REQUIREMENT: All of the data should be output character for character, except the pictures.

Data entries:
● ● ● ●
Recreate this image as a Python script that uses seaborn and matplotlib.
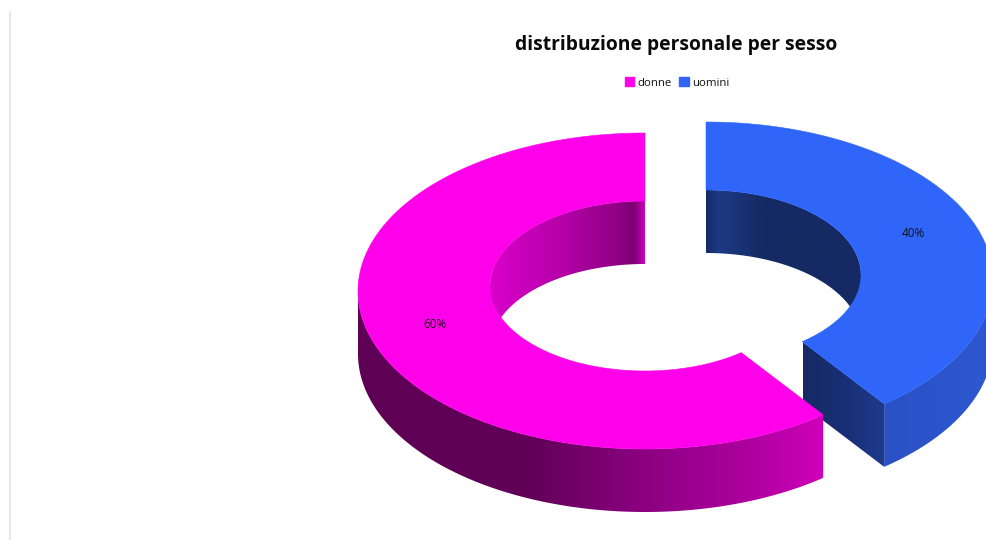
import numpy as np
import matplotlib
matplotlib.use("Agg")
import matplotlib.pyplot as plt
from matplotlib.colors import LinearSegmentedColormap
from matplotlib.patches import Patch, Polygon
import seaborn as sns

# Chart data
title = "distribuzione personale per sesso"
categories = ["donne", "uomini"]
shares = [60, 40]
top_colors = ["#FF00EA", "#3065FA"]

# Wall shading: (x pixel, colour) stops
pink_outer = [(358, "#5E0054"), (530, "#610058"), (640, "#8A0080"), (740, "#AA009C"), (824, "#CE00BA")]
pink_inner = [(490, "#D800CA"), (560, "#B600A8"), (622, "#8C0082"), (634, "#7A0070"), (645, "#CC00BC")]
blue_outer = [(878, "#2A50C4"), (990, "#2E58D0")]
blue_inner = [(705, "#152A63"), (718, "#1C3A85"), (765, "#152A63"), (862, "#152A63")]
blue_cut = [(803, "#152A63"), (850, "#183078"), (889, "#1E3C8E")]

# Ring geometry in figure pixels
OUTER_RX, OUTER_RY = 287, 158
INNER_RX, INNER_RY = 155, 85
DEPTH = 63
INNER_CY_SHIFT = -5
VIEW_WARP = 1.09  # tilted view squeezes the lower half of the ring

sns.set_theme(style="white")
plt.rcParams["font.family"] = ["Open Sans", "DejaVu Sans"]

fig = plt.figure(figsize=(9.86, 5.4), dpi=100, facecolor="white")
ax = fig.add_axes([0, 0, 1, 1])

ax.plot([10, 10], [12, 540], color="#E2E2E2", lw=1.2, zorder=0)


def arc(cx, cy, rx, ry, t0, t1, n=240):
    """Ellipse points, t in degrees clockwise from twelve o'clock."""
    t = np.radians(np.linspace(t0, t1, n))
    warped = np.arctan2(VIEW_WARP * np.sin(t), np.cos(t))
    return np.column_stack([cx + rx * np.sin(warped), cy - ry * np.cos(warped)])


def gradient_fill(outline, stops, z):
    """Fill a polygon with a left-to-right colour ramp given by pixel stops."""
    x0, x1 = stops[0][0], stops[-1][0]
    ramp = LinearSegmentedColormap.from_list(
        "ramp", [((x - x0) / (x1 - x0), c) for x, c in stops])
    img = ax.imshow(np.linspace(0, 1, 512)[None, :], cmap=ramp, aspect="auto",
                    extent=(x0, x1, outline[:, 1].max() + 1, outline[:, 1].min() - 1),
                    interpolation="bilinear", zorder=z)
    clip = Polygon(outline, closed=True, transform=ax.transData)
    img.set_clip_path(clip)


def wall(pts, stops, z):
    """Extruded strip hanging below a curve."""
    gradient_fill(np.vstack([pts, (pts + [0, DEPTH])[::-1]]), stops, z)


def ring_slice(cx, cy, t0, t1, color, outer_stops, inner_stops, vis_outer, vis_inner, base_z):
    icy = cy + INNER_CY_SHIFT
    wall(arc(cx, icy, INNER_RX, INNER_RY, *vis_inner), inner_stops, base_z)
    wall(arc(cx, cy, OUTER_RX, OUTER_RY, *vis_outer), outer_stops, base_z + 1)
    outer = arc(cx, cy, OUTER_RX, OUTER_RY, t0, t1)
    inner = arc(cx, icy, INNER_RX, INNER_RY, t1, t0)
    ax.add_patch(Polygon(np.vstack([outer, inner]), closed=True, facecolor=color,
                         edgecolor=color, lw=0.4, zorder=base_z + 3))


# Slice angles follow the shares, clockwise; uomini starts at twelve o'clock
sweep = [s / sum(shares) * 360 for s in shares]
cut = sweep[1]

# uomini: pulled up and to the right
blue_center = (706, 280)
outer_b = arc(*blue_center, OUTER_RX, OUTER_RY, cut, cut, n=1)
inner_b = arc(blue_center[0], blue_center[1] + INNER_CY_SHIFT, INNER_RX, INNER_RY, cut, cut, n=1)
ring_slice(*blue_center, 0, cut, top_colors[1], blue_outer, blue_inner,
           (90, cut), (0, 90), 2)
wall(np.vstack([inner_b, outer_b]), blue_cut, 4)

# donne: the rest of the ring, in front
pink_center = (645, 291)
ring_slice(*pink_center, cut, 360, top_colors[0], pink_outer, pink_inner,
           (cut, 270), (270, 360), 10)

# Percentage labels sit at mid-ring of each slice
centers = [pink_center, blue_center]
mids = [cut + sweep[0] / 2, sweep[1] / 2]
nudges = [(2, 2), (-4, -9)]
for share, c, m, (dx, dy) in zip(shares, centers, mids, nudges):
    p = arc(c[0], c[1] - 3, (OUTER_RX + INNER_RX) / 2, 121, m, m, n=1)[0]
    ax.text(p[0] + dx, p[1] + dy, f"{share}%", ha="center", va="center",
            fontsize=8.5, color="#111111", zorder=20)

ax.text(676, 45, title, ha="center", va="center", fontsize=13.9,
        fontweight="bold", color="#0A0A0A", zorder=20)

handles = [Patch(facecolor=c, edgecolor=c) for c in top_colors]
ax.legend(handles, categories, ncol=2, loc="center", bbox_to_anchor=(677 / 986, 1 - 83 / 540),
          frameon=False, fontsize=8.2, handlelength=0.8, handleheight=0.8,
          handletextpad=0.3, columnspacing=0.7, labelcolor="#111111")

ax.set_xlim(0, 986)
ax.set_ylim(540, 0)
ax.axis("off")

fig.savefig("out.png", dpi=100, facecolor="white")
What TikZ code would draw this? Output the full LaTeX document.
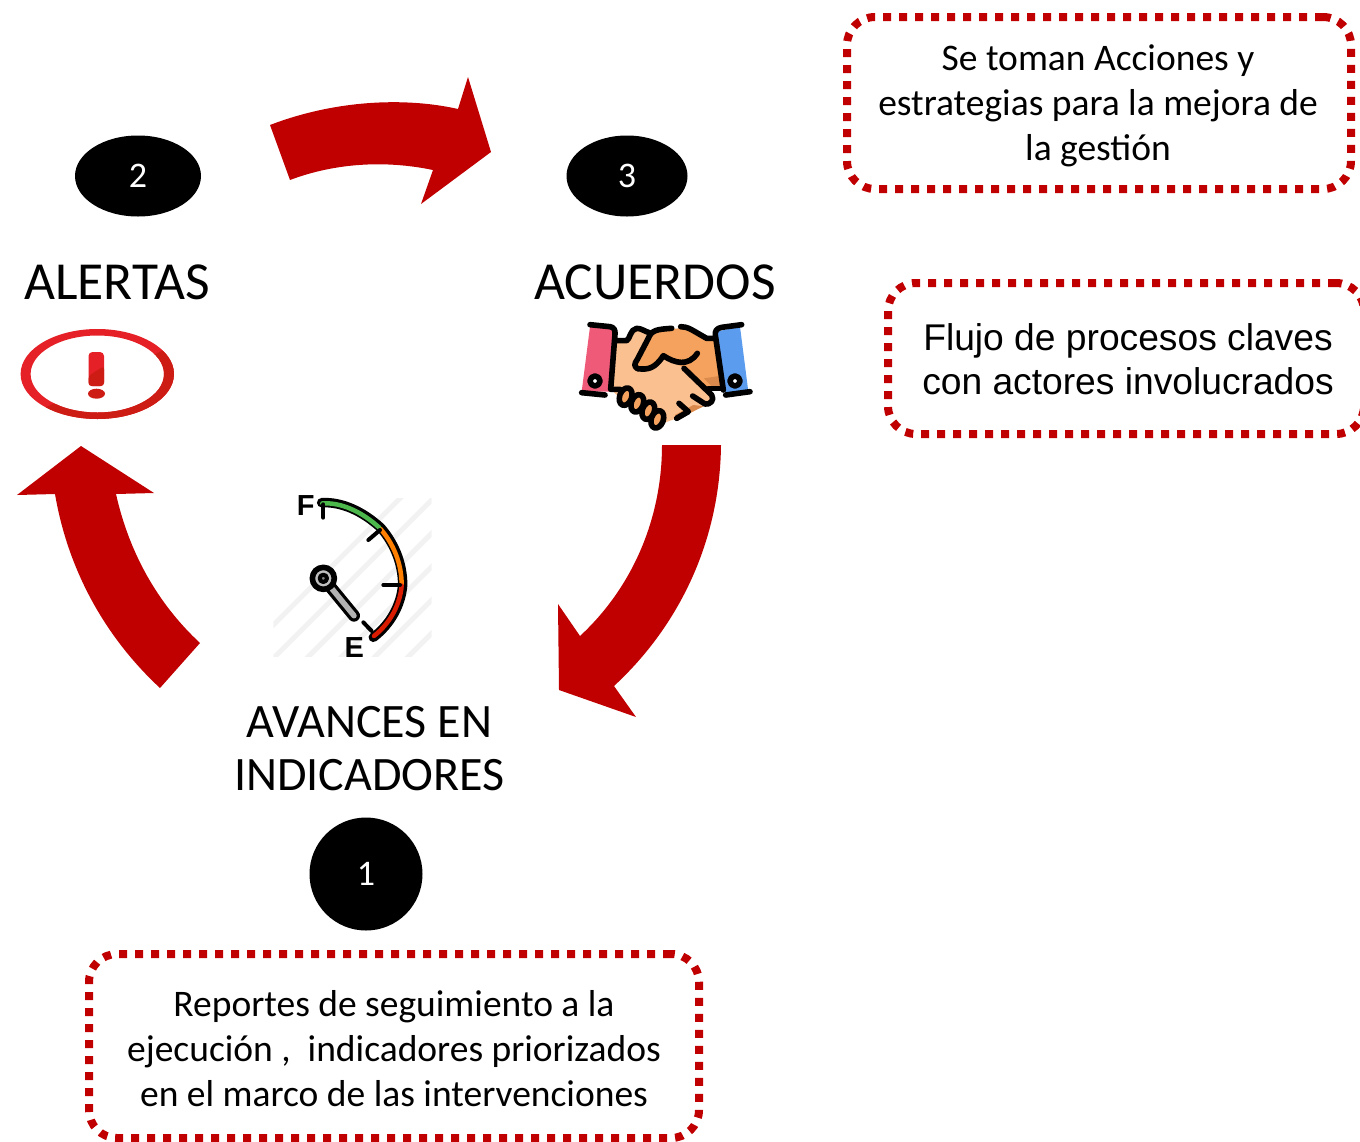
● ● ● ●
THE RESPONSE:
Recreate this image as a Python script that uses seaborn and matplotlib.
import numpy as np
import matplotlib
matplotlib.use("Agg")
import matplotlib.pyplot as plt
from matplotlib.colors import LinearSegmentedColormap
from matplotlib.patches import Patch, Polygon
import seaborn as sns

# Chart data
title = "distribuzione personale per sesso"
categories = ["donne", "uomini"]
shares = [60, 40]
top_colors = ["#FF00EA", "#3065FA"]

# Wall shading: (x pixel, colour) stops
pink_outer = [(358, "#5E0054"), (530, "#610058"), (640, "#8A0080"), (740, "#AA009C"), (824, "#CE00BA")]
pink_inner = [(490, "#D800CA"), (560, "#B600A8"), (622, "#8C0082"), (634, "#7A0070"), (645, "#CC00BC")]
blue_outer = [(878, "#2A50C4"), (990, "#2E58D0")]
blue_inner = [(705, "#152A63"), (718, "#1C3A85"), (765, "#152A63"), (862, "#152A63")]
blue_cut = [(803, "#152A63"), (850, "#183078"), (889, "#1E3C8E")]

# Ring geometry in figure pixels
OUTER_RX, OUTER_RY = 287, 158
INNER_RX, INNER_RY = 155, 85
DEPTH = 63
INNER_CY_SHIFT = -5
VIEW_WARP = 1.09  # tilted view squeezes the lower half of the ring

sns.set_theme(style="white")
plt.rcParams["font.family"] = ["Open Sans", "DejaVu Sans"]

fig = plt.figure(figsize=(9.86, 5.4), dpi=100, facecolor="white")
ax = fig.add_axes([0, 0, 1, 1])

ax.plot([10, 10], [12, 540], color="#E2E2E2", lw=1.2, zorder=0)


def arc(cx, cy, rx, ry, t0, t1, n=240):
    """Ellipse points, t in degrees clockwise from twelve o'clock."""
    t = np.radians(np.linspace(t0, t1, n))
    warped = np.arctan2(VIEW_WARP * np.sin(t), np.cos(t))
    return np.column_stack([cx + rx * np.sin(warped), cy - ry * np.cos(warped)])


def gradient_fill(outline, stops, z):
    """Fill a polygon with a left-to-right colour ramp given by pixel stops."""
    x0, x1 = stops[0][0], stops[-1][0]
    ramp = LinearSegmentedColormap.from_list(
        "ramp", [((x - x0) / (x1 - x0), c) for x, c in stops])
    img = ax.imshow(np.linspace(0, 1, 512)[None, :], cmap=ramp, aspect="auto",
                    extent=(x0, x1, outline[:, 1].max() + 1, outline[:, 1].min() - 1),
                    interpolation="bilinear", zorder=z)
    clip = Polygon(outline, closed=True, transform=ax.transData)
    img.set_clip_path(clip)


def wall(pts, stops, z):
    """Extruded strip hanging below a curve."""
    gradient_fill(np.vstack([pts, (pts + [0, DEPTH])[::-1]]), stops, z)


def ring_slice(cx, cy, t0, t1, color, outer_stops, inner_stops, vis_outer, vis_inner, base_z):
    icy = cy + INNER_CY_SHIFT
    wall(arc(cx, icy, INNER_RX, INNER_RY, *vis_inner), inner_stops, base_z)
    wall(arc(cx, cy, OUTER_RX, OUTER_RY, *vis_outer), outer_stops, base_z + 1)
    outer = arc(cx, cy, OUTER_RX, OUTER_RY, t0, t1)
    inner = arc(cx, icy, INNER_RX, INNER_RY, t1, t0)
    ax.add_patch(Polygon(np.vstack([outer, inner]), closed=True, facecolor=color,
                         edgecolor=color, lw=0.4, zorder=base_z + 3))


# Slice angles follow the shares, clockwise; uomini starts at twelve o'clock
sweep = [s / sum(shares) * 360 for s in shares]
cut = sweep[1]

# uomini: pulled up and to the right
blue_center = (706, 280)
outer_b = arc(*blue_center, OUTER_RX, OUTER_RY, cut, cut, n=1)
inner_b = arc(blue_center[0], blue_center[1] + INNER_CY_SHIFT, INNER_RX, INNER_RY, cut, cut, n=1)
ring_slice(*blue_center, 0, cut, top_colors[1], blue_outer, blue_inner,
           (90, cut), (0, 90), 2)
wall(np.vstack([inner_b, outer_b]), blue_cut, 4)

# donne: the rest of the ring, in front
pink_center = (645, 291)
ring_slice(*pink_center, cut, 360, top_colors[0], pink_outer, pink_inner,
           (cut, 270), (270, 360), 10)

# Percentage labels sit at mid-ring of each slice
centers = [pink_center, blue_center]
mids = [cut + sweep[0] / 2, sweep[1] / 2]
nudges = [(2, 2), (-4, -9)]
for share, c, m, (dx, dy) in zip(shares, centers, mids, nudges):
    p = arc(c[0], c[1] - 3, (OUTER_RX + INNER_RX) / 2, 121, m, m, n=1)[0]
    ax.text(p[0] + dx, p[1] + dy, f"{share}%", ha="center", va="center",
            fontsize=8.5, color="#111111", zorder=20)

ax.text(676, 45, title, ha="center", va="center", fontsize=13.9,
        fontweight="bold", color="#0A0A0A", zorder=20)

handles = [Patch(facecolor=c, edgecolor=c) for c in top_colors]
ax.legend(handles, categories, ncol=2, loc="center", bbox_to_anchor=(677 / 986, 1 - 83 / 540),
          frameon=False, fontsize=8.2, handlelength=0.8, handleheight=0.8,
          handletextpad=0.3, columnspacing=0.7, labelcolor="#111111")

ax.set_xlim(0, 986)
ax.set_ylim(540, 0)
ax.axis("off")

fig.savefig("out.png", dpi=100, facecolor="white")
What TikZ code would draw this? Output the full LaTeX document.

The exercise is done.